Goal: Without the pictures, output the lines of the material from the very first through the one that holds "m in tick_minutes]".

◆ ◆ ◆ ◆ ◆

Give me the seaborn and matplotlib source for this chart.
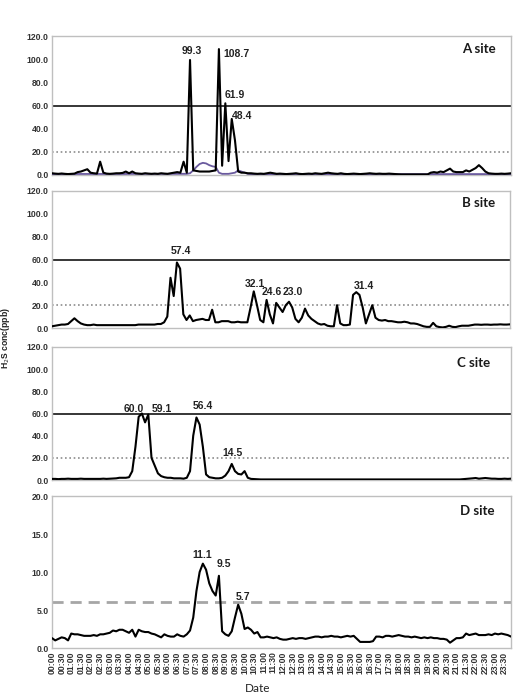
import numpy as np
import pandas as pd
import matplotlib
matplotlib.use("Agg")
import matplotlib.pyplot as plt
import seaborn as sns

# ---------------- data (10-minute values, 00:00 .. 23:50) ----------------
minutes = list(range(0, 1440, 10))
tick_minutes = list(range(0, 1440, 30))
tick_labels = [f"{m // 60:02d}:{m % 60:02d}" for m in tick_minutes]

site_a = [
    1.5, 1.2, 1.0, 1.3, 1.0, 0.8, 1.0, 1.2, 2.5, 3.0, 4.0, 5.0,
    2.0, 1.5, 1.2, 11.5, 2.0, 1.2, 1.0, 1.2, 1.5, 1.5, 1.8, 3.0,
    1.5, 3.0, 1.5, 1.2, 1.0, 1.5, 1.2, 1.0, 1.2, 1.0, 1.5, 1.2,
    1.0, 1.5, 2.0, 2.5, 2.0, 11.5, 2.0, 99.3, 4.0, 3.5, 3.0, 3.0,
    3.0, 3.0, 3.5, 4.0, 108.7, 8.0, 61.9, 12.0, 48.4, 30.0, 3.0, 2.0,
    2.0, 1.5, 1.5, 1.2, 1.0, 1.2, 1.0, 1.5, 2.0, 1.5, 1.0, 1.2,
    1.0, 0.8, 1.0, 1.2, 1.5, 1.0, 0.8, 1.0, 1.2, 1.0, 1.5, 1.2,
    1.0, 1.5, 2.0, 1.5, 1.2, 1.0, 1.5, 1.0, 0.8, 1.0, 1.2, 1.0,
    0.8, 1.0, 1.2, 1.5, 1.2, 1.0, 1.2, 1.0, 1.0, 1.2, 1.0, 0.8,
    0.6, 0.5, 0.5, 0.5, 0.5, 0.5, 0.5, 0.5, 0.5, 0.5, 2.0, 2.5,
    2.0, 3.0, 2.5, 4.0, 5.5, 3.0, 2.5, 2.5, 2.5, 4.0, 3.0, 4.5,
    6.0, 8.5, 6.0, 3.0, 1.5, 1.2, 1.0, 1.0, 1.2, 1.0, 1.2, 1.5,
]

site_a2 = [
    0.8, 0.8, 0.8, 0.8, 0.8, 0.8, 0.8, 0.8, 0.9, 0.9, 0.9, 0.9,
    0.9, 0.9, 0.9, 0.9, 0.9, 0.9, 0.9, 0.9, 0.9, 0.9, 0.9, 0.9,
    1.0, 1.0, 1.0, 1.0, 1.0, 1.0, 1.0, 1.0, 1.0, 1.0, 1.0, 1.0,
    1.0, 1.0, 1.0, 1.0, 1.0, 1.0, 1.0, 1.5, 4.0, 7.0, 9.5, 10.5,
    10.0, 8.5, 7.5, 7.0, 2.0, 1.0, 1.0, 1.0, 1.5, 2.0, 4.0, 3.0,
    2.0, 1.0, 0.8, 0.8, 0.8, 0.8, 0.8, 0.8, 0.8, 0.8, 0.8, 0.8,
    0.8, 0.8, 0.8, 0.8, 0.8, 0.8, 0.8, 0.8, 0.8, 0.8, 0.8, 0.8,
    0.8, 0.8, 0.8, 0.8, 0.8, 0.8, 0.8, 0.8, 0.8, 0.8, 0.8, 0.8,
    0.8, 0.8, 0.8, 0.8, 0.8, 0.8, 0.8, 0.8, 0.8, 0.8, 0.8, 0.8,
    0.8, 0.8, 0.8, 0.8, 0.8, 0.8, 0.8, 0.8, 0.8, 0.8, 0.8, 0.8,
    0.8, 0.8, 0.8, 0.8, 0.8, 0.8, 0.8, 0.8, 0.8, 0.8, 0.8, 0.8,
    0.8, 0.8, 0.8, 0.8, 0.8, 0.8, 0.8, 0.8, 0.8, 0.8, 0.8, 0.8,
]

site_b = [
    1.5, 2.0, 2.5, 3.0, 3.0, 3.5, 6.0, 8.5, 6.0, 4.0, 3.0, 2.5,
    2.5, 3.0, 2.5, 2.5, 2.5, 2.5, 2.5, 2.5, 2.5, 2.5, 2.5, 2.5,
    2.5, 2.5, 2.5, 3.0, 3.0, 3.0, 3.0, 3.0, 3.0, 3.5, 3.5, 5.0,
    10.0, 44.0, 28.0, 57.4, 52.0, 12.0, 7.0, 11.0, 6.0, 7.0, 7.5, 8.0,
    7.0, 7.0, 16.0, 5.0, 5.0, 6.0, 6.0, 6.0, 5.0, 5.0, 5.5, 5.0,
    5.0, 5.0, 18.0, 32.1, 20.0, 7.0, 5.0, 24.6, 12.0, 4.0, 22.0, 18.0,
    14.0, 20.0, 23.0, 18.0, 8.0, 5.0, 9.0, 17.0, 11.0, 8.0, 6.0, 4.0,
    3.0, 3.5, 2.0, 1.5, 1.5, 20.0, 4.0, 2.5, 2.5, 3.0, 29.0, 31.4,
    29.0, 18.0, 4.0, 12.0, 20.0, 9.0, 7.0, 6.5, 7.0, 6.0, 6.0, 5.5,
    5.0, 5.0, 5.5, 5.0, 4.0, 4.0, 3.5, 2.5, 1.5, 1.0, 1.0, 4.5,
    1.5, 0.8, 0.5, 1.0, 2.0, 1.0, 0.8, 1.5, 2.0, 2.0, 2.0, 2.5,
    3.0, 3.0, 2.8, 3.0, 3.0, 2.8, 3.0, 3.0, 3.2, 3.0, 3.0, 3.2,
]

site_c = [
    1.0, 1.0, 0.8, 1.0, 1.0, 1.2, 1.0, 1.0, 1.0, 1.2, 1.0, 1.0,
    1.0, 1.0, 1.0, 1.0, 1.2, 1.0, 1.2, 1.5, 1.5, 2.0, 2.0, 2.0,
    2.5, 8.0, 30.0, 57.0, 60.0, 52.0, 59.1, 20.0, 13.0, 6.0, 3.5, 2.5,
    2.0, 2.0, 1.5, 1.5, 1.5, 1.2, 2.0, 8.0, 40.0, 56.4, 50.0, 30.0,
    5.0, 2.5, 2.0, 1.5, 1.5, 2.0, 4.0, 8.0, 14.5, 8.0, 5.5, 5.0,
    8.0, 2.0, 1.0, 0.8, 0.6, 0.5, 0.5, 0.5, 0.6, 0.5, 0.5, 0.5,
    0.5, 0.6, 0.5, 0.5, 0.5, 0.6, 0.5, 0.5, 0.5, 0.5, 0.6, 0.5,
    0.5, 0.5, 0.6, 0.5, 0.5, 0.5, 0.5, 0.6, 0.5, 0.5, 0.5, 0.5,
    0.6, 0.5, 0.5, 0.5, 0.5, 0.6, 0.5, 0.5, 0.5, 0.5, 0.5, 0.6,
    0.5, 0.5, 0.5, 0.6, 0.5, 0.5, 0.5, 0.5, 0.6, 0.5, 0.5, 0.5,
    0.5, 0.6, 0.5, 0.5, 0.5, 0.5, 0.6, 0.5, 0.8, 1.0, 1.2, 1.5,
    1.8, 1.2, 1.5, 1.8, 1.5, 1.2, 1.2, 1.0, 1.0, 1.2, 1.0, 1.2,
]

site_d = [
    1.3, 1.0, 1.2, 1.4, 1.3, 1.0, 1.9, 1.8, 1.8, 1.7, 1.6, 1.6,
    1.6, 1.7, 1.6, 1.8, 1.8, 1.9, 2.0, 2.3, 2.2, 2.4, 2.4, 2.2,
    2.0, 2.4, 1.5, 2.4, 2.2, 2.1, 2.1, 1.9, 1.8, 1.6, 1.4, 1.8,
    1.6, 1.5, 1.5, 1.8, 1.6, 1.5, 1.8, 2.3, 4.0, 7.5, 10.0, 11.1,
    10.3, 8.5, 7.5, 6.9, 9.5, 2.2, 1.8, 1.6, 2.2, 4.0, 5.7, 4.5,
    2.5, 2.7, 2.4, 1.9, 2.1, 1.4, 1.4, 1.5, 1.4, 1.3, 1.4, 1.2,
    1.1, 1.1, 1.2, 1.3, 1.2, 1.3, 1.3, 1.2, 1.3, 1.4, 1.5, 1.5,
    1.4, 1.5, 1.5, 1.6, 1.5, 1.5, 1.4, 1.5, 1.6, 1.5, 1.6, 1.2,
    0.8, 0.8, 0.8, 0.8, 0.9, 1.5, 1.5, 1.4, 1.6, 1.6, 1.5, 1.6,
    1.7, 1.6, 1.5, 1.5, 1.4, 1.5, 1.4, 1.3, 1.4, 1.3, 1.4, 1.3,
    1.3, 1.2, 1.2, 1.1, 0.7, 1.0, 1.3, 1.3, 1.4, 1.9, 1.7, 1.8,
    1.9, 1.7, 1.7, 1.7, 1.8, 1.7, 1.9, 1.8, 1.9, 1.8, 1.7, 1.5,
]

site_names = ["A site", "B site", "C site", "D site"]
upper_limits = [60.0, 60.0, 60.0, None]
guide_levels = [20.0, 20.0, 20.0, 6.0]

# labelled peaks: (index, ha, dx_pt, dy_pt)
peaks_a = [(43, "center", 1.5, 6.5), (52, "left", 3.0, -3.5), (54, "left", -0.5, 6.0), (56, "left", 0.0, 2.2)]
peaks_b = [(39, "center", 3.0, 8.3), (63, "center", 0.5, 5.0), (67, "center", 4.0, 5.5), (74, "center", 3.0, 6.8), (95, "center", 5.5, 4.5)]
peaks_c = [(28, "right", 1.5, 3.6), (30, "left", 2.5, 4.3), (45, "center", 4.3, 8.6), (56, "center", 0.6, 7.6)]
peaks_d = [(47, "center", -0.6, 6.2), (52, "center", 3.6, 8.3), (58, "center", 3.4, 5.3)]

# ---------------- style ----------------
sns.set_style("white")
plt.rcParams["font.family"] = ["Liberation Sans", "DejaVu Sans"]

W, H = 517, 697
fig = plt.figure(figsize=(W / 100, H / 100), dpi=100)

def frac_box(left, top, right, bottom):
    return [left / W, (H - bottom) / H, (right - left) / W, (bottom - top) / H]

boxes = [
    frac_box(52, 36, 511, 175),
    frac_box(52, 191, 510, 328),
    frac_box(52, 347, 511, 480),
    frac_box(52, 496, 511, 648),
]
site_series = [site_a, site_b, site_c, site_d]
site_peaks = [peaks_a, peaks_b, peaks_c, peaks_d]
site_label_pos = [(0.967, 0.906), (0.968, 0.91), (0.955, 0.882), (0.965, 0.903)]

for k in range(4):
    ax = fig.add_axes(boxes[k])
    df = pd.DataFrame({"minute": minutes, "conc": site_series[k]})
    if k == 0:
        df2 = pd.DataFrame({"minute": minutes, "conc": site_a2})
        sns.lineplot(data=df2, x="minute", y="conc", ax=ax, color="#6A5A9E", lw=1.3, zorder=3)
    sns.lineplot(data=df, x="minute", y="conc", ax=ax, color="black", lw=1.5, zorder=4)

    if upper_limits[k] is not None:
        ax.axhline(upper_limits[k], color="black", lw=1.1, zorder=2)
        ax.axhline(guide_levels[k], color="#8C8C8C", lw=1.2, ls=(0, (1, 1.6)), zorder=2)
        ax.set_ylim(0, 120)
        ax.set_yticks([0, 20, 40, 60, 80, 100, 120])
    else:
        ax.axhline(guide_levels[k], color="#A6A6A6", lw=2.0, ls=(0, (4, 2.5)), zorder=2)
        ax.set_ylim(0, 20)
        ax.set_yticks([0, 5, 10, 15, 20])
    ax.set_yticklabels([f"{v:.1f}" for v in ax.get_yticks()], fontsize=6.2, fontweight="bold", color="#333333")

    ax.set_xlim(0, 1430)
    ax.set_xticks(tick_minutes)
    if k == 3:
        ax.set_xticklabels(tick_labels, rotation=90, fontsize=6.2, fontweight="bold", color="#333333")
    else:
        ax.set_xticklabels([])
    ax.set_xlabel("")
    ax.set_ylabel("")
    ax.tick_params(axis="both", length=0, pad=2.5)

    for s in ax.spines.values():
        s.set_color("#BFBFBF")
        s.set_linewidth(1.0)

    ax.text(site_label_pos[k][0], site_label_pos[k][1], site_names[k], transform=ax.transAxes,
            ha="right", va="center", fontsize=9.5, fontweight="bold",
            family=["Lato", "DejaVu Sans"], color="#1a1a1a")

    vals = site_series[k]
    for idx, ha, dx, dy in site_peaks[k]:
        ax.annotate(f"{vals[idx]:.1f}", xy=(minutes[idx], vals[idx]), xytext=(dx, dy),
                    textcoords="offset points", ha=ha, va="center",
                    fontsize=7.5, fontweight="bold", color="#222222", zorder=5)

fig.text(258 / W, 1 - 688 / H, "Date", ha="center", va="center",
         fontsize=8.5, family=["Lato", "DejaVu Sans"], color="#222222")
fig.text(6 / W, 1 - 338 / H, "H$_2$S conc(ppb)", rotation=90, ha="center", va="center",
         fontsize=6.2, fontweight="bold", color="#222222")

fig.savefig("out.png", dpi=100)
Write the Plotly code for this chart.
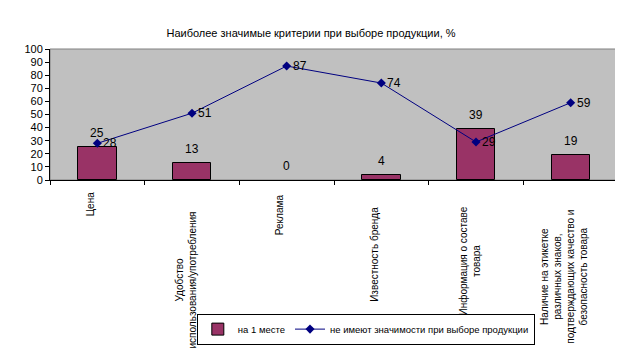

◆ ◆ ◆ ◆ ◆

Full response:
Give me the seaborn and matplotlib source for this chart.
import numpy as np
import pandas as pd
import matplotlib
matplotlib.use("Agg")
import matplotlib.pyplot as plt
import seaborn as sns

# ---------------- data (10-minute values, 00:00 .. 23:50) ----------------
minutes = list(range(0, 1440, 10))
tick_minutes = list(range(0, 1440, 30))
tick_labels = [f"{m // 60:02d}:{m % 60:02d}" for m in tick_minutes]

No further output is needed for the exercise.